(actually last year's, as I bought these in December)
Belle & Sebastian BBC Sessions
Belle & Sebastian Live in Belfast 2001
I have lost touch a bit with Belle & Sebastian. A lot of this is down to their last album, The Life Pursuit. No amount of re-listening has raised it in my estimation – it is fundamentally rubbish. There are a couple of songs on it that are not that bad, but these ones are at best only quite good. With B&S, that is not good enough. So it seems like the great band of our times has gone shite and it is time for me to move on. The band's next album will not be finding its way into Panda Mansions.
The recent release of a record of BBC sessions offered the prospect of re-exploring the halcyon days of the band's past, discovering new versions of some of the band's greatest tunes and listening again to some songs only ever heard on crackly radio. The sessions are, unfortunately, mostly interesting rather than fascinating gems of total genius. You are, I assume, familiar with The Smiths. With them, the radio session versions of their songs were wonderful rough diamond alternatives to the more polished studio versions, with each having their merits. With Belle & Sebastian, though, the session versions just sound like unfinished versions of the versions that saw commercial release. They are still worth listening to, but we will never see serious argument over which is best of, say, the session or album version of 'The Stars of Track & Field'. It maybe does not help that the tracks appearing here that never found their way onto proper recordings are a bit throwaway.
There are a couple of exceptions to all this, mind. One track I am pretty fond of is 'Lazy Jane', a Monica Queen-free early version of 'Lazy Line Painter Jane' (official greatest ever ever recorded). This version really goes for the laziness suggested by the title, with the track ambling along in an endearingly sleepy and low-key manner. It does go a bit mental at the end, in a manner reminiscent of the released version, but it is interesting as a valid vision of another way of doing things.

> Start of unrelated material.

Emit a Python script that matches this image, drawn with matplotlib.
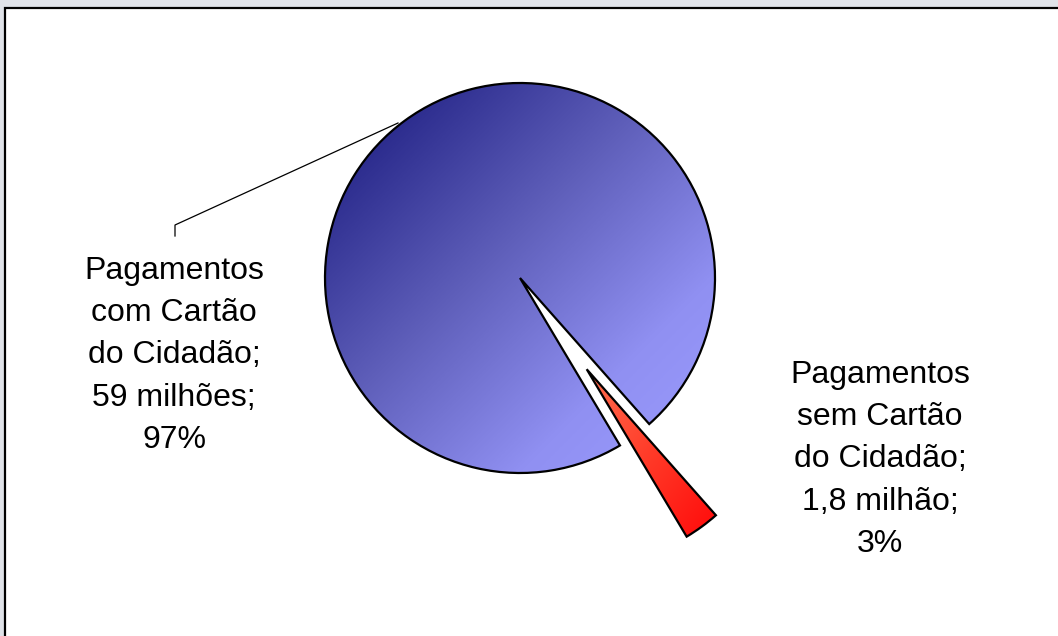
import numpy as np
import matplotlib
matplotlib.use("Agg")
import matplotlib.pyplot as plt
from matplotlib.patches import Rectangle
from matplotlib.colors import LinearSegmentedColormap

# ---- data ----
categories = ["Pagamentos com Cartão do Cidadão", "Pagamentos sem Cartão do Cidadão"]
values_millions = [59, 1.8]
value_labels = ["59 milhões", "1,8 milhão"]
percent_labels = ["97%", "3%"]

label_texts = [
    "Pagamentos\ncom Cartão\ndo Cidadão;\n59 milhões;\n97%",
    "Pagamentos\nsem Cartão\ndo Cidadão;\n1,8 milhão;\n3%",
]

W, H = 1058, 636
fig = plt.figure(figsize=(W / 100, H / 100), dpi=100)
fig.patch.set_facecolor("#dfe2e8")

ax = fig.add_axes([0, 0, 1, 1])
ax.set_xlim(0, W)
ax.set_ylim(0, H)
ax.set_aspect("equal")
ax.axis("off")
ax.patch.set_alpha(0)

# white chart area with black frame (extends past right/bottom edges)
ax.add_patch(Rectangle((5, -20), W + 40, H - 8 + 20, facecolor="white",
                       edgecolor="black", linewidth=1.6, zorder=0))

center = (520, H - 278)
radius = 195
explode = [0, 113]

wedges, _ = ax.pie(values_millions, startangle=-48.5, counterclock=True,
                   center=center, radius=radius, explode=explode,
                   wedgeprops=dict(facecolor="none", edgecolor="black", linewidth=1.6),
                   frame=False)
for w in wedges:
    w.set_zorder(3)

blue_cmap = LinearSegmentedColormap.from_list(
    "b", [(0.0, "#222282"), (0.13, "#2a2a8c"), (0.44, "#5f5fba"),
          (0.75, "#9090f2"), (1.0, "#9c9cff")])
red_cmap = LinearSegmentedColormap.from_list("r", ["#ff7050", "#ff3a28", "#ff0a0a"])

n = 300
yy, xx = np.mgrid[0:1:n * 1j, 0:1:n * 1j]
grad = (xx + yy) / 2.0

for w, cmap in zip(wedges, [blue_cmap, red_cmap]):
    ext = w.get_path().get_extents()
    im = ax.imshow(grad, cmap=cmap, extent=[ext.x0, ext.x1, ext.y0, ext.y1],
                   origin="upper", interpolation="bilinear", zorder=2, aspect="auto")
    im.set_clip_path(w)

ax.set_xlim(0, W)
ax.set_ylim(0, H)
ax.axis("off")

# leader line for left label
ax.plot([175, 175, 398], [H - 236, H - 225, H - 123], color="black", lw=0.9, zorder=4)

font = dict(family=["Liberation Sans", "DejaVu Sans"], fontsize=23)
ax.text(174, H - 256, label_texts[0], ha="center", va="top", linespacing=1.53, zorder=5, **font)
ax.text(880, H - 360, label_texts[1], ha="center", va="top", linespacing=1.53, zorder=5, **font)

fig.savefig("out.png", dpi=100, facecolor=fig.get_facecolor())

One or two exceptions aside, the radio sessions record is ultimately not all that. I was glad, therefore, that I got the limited edition of the record that comes with a bonus disc recording of a B&S concert in Belfast (just before Christmas in 2001, and I should know – I was there). This is actually a lot more like it, capturing the band at that time when they had not merely got the hang of playing live but had become one of these islands' most kickarse live propositions. What also makes this a great live album is that you get a sense of how raucous and up-for-it the audience was. Deadly stuff.

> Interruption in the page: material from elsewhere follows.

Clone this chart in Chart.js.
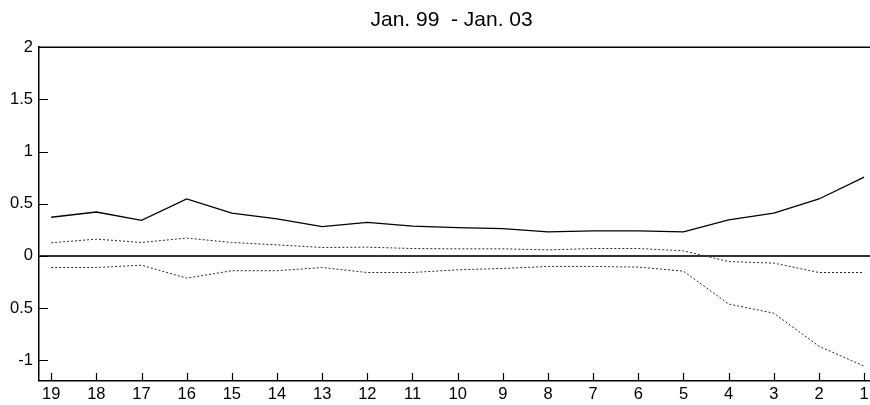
<!DOCTYPE html>
<html>
<head>
<meta charset="utf-8">
<script src="https://cdn.jsdelivr.net/npm/chart.js@4"></script>
<style>
  html, body { margin: 0; padding: 0; background: #fff; }
  #wrap { width: 870px; height: 405px; }
</style>
</head>
<body>
<div id="wrap"><canvas id="myChart" width="870" height="405"></canvas></div>
<script>
// periods, counted down from 19 to 1
const periods = [19, 18, 17, 16, 15, 14, 13, 12, 11, 10, 9, 8, 7, 6, 5, 4, 3, 2, 1];
const estimate = [0.37, 0.42, 0.34, 0.545, 0.41, 0.355, 0.28, 0.32, 0.285, 0.27, 0.26, 0.23, 0.24, 0.24, 0.23, 0.345, 0.41, 0.545, 0.755];
const upperBand = [0.125, 0.16, 0.128, 0.17, 0.128, 0.105, 0.08, 0.083, 0.07, 0.067, 0.067, 0.057, 0.07, 0.07, 0.048, -0.055, -0.07, -0.16, -0.16];
const lowerBand = [-0.112, -0.112, -0.09, -0.214, -0.143, -0.143, -0.112, -0.16, -0.16, -0.134, -0.121, -0.102, -0.102, -0.108, -0.147, -0.462, -0.55, -0.867, -1.058];
const yTicks = [-1, -0.5, 0, 0.5, 1, 1.5, 2];
const yTickLabels = ['-1', '0.5', '0', '0.5', '1', '1.5', '2'];
const titleText = 'Jan. 99  - Jan. 03';

const toPoints = (vals) => vals.map((v, i) => ({ x: periods[i], y: v }));

// frame top line + inward tick marks
const framePlugin = {
    id: 'frame',
    afterDraw(chart) {
        const ctx = chart.ctx;
        const area = chart.chartArea;
        const xs = chart.scales.x, ys = chart.scales.y;
        ctx.save();
        ctx.strokeStyle = '#000';
        ctx.lineWidth = 1.5;
        ctx.beginPath();
        ctx.moveTo(area.left, area.top);
        ctx.lineTo(area.right, area.top);
        ctx.stroke();
        ctx.lineWidth = 1.2;
        ctx.beginPath();
        ys.ticks.forEach(t => {
            const y = Math.round(ys.getPixelForValue(t.value)) + 0.5;
            ctx.moveTo(area.left, y);
            ctx.lineTo(area.left + 9, y);
        });
        xs.ticks.forEach(t => {
            const x = Math.round(xs.getPixelForValue(t.value)) + 0.5;
            ctx.moveTo(x, area.bottom);
            ctx.lineTo(x, area.bottom - 8);
        });
        ctx.stroke();
        ctx.restore();
    }
};

var chartContext = document.getElementById('myChart').getContext('2d');
var myChart = new Chart(chartContext, {
    type: 'line',
    data: {
        datasets: [
            {
                data: toPoints(estimate),
                borderColor: '#000',
                borderWidth: 1.3,
                pointRadius: 0,
                tension: 0,
                fill: false,
            },
            {
                data: toPoints(upperBand),
                borderColor: '#2a2a2a',
                borderWidth: 1,
                borderDash: [2, 2],
                pointRadius: 0,
                tension: 0,
                fill: false,
            },
            {
                data: toPoints(lowerBand),
                borderColor: '#2a2a2a',
                borderWidth: 1,
                borderDash: [2, 2],
                pointRadius: 0,
                tension: 0,
                fill: false,
            },
        ],
    },
    options: {
        responsive: false,
        animation: false,
        devicePixelRatio: 1,
        layout: { padding: 0 },
        plugins: {
            legend: { display: false },
            tooltip: { enabled: false },
            title: {
                display: true,
                fullSize: false,
                text: titleText + ' ',
                color: '#000',
                font: { family: 'Liberation Sans, Arial, sans-serif', size: 21, weight: 'normal' },
                padding: { top: 8, bottom: 14 },
            },
        },
        scales: {
            x: {
                type: 'linear',
                reverse: true,
                min: 0.87,
                max: 19.27,
                afterBuildTicks: (scale) => { scale.ticks = periods.map(p => ({ value: p })); },
                afterFit: (scale) => {
                    scale.height = 24;
                    scale.paddingLeft = 0;
                    scale.paddingRight = 0;
                },
                grid: { display: false, drawTicks: false },
                border: { display: true, color: '#000', width: 1.5 },
                ticks: {
                    color: '#000',
                    padding: 4,
                    maxRotation: 0,
                    autoSkip: false,
                    font: { family: 'Liberation Sans, Arial, sans-serif', size: 16.5 },
                    callback: (v) => String(v),
                },
            },
            y: {
                min: -1.2,
                max: 2,
                afterBuildTicks: (scale) => { scale.ticks = yTicks.map(v => ({ value: v })); },
                afterFit: (scale) => { scale.width = 39; },
                grid: {
                    drawTicks: false,
                    color: (c) => (c.tick && c.tick.value === 0 ? '#333' : 'rgba(0,0,0,0)'),
                    lineWidth: (c) => (c.tick && c.tick.value === 0 ? 2 : 0),
                },
                border: { display: true, color: '#000', width: 1.5 },
                ticks: {
                    color: '#000',
                    padding: 6,
                    font: { family: 'Liberation Sans, Arial, sans-serif', size: 16.5 },
                    callback: (v) => {
                        const i = yTicks.indexOf(v);
                        return i >= 0 ? yTickLabels[i] : '';
                    },
                },
            },
        },
    },
    plugins: [framePlugin],
});
</script>
</body>
</html>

One great moment in this was when the band launched into a rather unexpected live version of Thin Lizzy's 'The Boys Are Back In Town'. Raw power. Another was when they invited someone from the audience up to join them (something they do not seem to do anymore now that they have gone shite), and some bloke called Barry joined them (crowd: "Barry! Barry! Barry!"; you had to be there). He then led B&S in a rowsing version of the Velvet Underground's 'I'm Waiting for the Man'. Deadly stuff. It must be weird being Barry now and finding a record released with you singing on it. I wonder does he get any royalties. I spoke to him briefly back then, and he mentioned playing in a band called Da Capo, so he had at least some prior experience performing in front of people.